start

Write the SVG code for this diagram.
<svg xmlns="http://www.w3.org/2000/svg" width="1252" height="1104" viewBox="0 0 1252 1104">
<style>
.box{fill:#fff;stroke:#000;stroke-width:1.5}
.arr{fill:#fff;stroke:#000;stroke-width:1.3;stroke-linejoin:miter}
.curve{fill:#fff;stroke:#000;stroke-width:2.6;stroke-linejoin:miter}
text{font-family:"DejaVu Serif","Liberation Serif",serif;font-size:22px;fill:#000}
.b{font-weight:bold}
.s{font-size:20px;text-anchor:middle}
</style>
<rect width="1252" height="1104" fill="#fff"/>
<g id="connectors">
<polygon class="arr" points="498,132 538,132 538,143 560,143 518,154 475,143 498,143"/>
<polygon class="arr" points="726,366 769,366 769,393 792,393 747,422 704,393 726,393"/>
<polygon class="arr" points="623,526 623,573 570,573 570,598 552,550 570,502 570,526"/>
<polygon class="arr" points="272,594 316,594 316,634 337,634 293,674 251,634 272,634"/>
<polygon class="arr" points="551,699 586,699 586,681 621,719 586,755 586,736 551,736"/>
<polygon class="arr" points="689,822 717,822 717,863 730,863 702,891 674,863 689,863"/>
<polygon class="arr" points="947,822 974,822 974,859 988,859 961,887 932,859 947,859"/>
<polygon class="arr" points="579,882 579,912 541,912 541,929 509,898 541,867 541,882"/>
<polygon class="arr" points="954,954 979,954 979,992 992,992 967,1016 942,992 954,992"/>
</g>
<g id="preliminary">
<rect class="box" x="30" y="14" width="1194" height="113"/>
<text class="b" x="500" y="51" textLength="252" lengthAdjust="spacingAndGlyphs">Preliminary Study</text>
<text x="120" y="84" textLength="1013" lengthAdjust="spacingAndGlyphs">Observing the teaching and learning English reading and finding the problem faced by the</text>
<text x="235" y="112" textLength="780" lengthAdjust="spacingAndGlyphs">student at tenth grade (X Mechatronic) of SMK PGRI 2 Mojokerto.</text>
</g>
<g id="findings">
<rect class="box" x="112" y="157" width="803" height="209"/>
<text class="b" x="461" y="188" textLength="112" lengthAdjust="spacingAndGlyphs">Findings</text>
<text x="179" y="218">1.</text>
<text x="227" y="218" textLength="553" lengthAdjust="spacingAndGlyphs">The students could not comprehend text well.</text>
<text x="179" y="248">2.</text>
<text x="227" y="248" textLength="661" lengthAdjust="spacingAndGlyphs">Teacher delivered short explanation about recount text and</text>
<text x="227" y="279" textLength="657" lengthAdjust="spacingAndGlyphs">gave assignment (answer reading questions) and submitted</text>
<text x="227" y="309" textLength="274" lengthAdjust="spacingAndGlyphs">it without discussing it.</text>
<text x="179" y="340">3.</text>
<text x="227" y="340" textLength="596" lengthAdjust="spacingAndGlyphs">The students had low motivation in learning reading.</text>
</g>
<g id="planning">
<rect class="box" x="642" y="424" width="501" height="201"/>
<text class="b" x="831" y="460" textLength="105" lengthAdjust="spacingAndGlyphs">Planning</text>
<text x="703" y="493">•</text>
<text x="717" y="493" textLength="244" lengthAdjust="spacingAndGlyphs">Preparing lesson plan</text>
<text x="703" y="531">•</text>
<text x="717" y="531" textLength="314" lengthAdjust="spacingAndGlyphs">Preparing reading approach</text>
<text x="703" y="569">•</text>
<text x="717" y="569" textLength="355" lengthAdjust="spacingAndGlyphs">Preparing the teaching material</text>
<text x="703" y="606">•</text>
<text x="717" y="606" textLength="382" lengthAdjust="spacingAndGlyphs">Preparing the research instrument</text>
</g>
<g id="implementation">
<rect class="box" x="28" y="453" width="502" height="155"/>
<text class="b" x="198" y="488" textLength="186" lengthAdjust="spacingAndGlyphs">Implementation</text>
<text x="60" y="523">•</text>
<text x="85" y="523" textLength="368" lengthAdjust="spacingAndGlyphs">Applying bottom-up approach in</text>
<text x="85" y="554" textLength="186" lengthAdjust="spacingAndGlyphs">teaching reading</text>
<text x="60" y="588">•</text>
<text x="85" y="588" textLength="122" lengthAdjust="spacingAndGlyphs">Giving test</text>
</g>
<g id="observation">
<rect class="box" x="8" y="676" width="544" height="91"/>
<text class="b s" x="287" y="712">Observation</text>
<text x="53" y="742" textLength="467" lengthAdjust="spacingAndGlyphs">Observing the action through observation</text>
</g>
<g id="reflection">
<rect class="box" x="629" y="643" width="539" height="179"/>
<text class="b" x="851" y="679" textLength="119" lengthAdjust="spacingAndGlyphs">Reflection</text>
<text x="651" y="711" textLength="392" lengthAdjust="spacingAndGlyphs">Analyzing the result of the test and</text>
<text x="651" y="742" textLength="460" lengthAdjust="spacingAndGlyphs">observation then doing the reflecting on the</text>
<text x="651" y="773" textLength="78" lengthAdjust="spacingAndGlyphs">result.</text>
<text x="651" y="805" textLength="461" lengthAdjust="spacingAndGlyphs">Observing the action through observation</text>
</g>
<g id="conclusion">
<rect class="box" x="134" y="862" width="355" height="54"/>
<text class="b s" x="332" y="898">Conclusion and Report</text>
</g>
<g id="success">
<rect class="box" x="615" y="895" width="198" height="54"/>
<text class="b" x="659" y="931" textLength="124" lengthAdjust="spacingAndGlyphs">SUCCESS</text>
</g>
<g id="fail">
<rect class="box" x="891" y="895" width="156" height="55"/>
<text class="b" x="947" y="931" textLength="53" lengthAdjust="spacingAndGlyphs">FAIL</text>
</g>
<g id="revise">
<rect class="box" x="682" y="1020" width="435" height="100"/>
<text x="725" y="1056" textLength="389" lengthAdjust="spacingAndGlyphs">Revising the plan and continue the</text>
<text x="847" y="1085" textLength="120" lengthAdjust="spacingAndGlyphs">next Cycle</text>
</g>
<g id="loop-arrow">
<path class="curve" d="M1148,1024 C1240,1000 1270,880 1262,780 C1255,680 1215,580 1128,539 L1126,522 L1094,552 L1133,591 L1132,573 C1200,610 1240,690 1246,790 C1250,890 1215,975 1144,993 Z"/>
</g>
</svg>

end

- Exercise objective
Word for word, restate all of the data shown above.

- Task answer
Write the SVG code for this diagram.
<svg xmlns="http://www.w3.org/2000/svg" width="1252" height="1104" viewBox="0 0 1252 1104">
<style>
.box{fill:#fff;stroke:#000;stroke-width:1.5}
.arr{fill:#fff;stroke:#000;stroke-width:1.3;stroke-linejoin:miter}
.curve{fill:#fff;stroke:#000;stroke-width:2.6;stroke-linejoin:miter}
text{font-family:"DejaVu Serif","Liberation Serif",serif;font-size:22px;fill:#000}
.b{font-weight:bold}
.s{font-size:20px;text-anchor:middle}
</style>
<rect width="1252" height="1104" fill="#fff"/>
<g id="connectors">
<polygon class="arr" points="498,132 538,132 538,143 560,143 518,154 475,143 498,143"/>
<polygon class="arr" points="726,366 769,366 769,393 792,393 747,422 704,393 726,393"/>
<polygon class="arr" points="623,526 623,573 570,573 570,598 552,550 570,502 570,526"/>
<polygon class="arr" points="272,594 316,594 316,634 337,634 293,674 251,634 272,634"/>
<polygon class="arr" points="551,699 586,699 586,681 621,719 586,755 586,736 551,736"/>
<polygon class="arr" points="689,822 717,822 717,863 730,863 702,891 674,863 689,863"/>
<polygon class="arr" points="947,822 974,822 974,859 988,859 961,887 932,859 947,859"/>
<polygon class="arr" points="579,882 579,912 541,912 541,929 509,898 541,867 541,882"/>
<polygon class="arr" points="954,954 979,954 979,992 992,992 967,1016 942,992 954,992"/>
</g>
<g id="preliminary">
<rect class="box" x="30" y="14" width="1194" height="113"/>
<text class="b" x="500" y="51" textLength="252" lengthAdjust="spacingAndGlyphs">Preliminary Study</text>
<text x="120" y="84" textLength="1013" lengthAdjust="spacingAndGlyphs">Observing the teaching and learning English reading and finding the problem faced by the</text>
<text x="235" y="112" textLength="780" lengthAdjust="spacingAndGlyphs">student at tenth grade (X Mechatronic) of SMK PGRI 2 Mojokerto.</text>
</g>
<g id="findings">
<rect class="box" x="112" y="157" width="803" height="209"/>
<text class="b" x="461" y="188" textLength="112" lengthAdjust="spacingAndGlyphs">Findings</text>
<text x="179" y="218">1.</text>
<text x="227" y="218" textLength="553" lengthAdjust="spacingAndGlyphs">The students could not comprehend text well.</text>
<text x="179" y="248">2.</text>
<text x="227" y="248" textLength="661" lengthAdjust="spacingAndGlyphs">Teacher delivered short explanation about recount text and</text>
<text x="227" y="279" textLength="657" lengthAdjust="spacingAndGlyphs">gave assignment (answer reading questions) and submitted</text>
<text x="227" y="309" textLength="274" lengthAdjust="spacingAndGlyphs">it without discussing it.</text>
<text x="179" y="340">3.</text>
<text x="227" y="340" textLength="596" lengthAdjust="spacingAndGlyphs">The students had low motivation in learning reading.</text>
</g>
<g id="planning">
<rect class="box" x="642" y="424" width="501" height="201"/>
<text class="b" x="831" y="460" textLength="105" lengthAdjust="spacingAndGlyphs">Planning</text>
<text x="703" y="493">•</text>
<text x="717" y="493" textLength="244" lengthAdjust="spacingAndGlyphs">Preparing lesson plan</text>
<text x="703" y="531">•</text>
<text x="717" y="531" textLength="314" lengthAdjust="spacingAndGlyphs">Preparing reading approach</text>
<text x="703" y="569">•</text>
<text x="717" y="569" textLength="355" lengthAdjust="spacingAndGlyphs">Preparing the teaching material</text>
<text x="703" y="606">•</text>
<text x="717" y="606" textLength="382" lengthAdjust="spacingAndGlyphs">Preparing the research instrument</text>
</g>
<g id="implementation">
<rect class="box" x="28" y="453" width="502" height="155"/>
<text class="b" x="198" y="488" textLength="186" lengthAdjust="spacingAndGlyphs">Implementation</text>
<text x="60" y="523">•</text>
<text x="85" y="523" textLength="368" lengthAdjust="spacingAndGlyphs">Applying bottom-up approach in</text>
<text x="85" y="554" textLength="186" lengthAdjust="spacingAndGlyphs">teaching reading</text>
<text x="60" y="588">•</text>
<text x="85" y="588" textLength="122" lengthAdjust="spacingAndGlyphs">Giving test</text>
</g>
<g id="observation">
<rect class="box" x="8" y="676" width="544" height="91"/>
<text class="b s" x="287" y="712">Observation</text>
<text x="53" y="742" textLength="467" lengthAdjust="spacingAndGlyphs">Observing the action through observation</text>
</g>
<g id="reflection">
<rect class="box" x="629" y="643" width="539" height="179"/>
<text class="b" x="851" y="679" textLength="119" lengthAdjust="spacingAndGlyphs">Reflection</text>
<text x="651" y="711" textLength="392" lengthAdjust="spacingAndGlyphs">Analyzing the result of the test and</text>
<text x="651" y="742" textLength="460" lengthAdjust="spacingAndGlyphs">observation then doing the reflecting on the</text>
<text x="651" y="773" textLength="78" lengthAdjust="spacingAndGlyphs">result.</text>
<text x="651" y="805" textLength="461" lengthAdjust="spacingAndGlyphs">Observing the action through observation</text>
</g>
<g id="conclusion">
<rect class="box" x="134" y="862" width="355" height="54"/>
<text class="b s" x="332" y="898">Conclusion and Report</text>
</g>
<g id="success">
<rect class="box" x="615" y="895" width="198" height="54"/>
<text class="b" x="659" y="931" textLength="124" lengthAdjust="spacingAndGlyphs">SUCCESS</text>
</g>
<g id="fail">
<rect class="box" x="891" y="895" width="156" height="55"/>
<text class="b" x="947" y="931" textLength="53" lengthAdjust="spacingAndGlyphs">FAIL</text>
</g>
<g id="revise">
<rect class="box" x="682" y="1020" width="435" height="100"/>
<text x="725" y="1056" textLength="389" lengthAdjust="spacingAndGlyphs">Revising the plan and continue the</text>
<text x="847" y="1085" textLength="120" lengthAdjust="spacingAndGlyphs">next Cycle</text>
</g>
<g id="loop-arrow">
<path class="curve" d="M1148,1024 C1240,1000 1270,880 1262,780 C1255,680 1215,580 1128,539 L1126,522 L1094,552 L1133,591 L1132,573 C1200,610 1240,690 1246,790 C1250,890 1215,975 1144,993 Z"/>
</g>
</svg>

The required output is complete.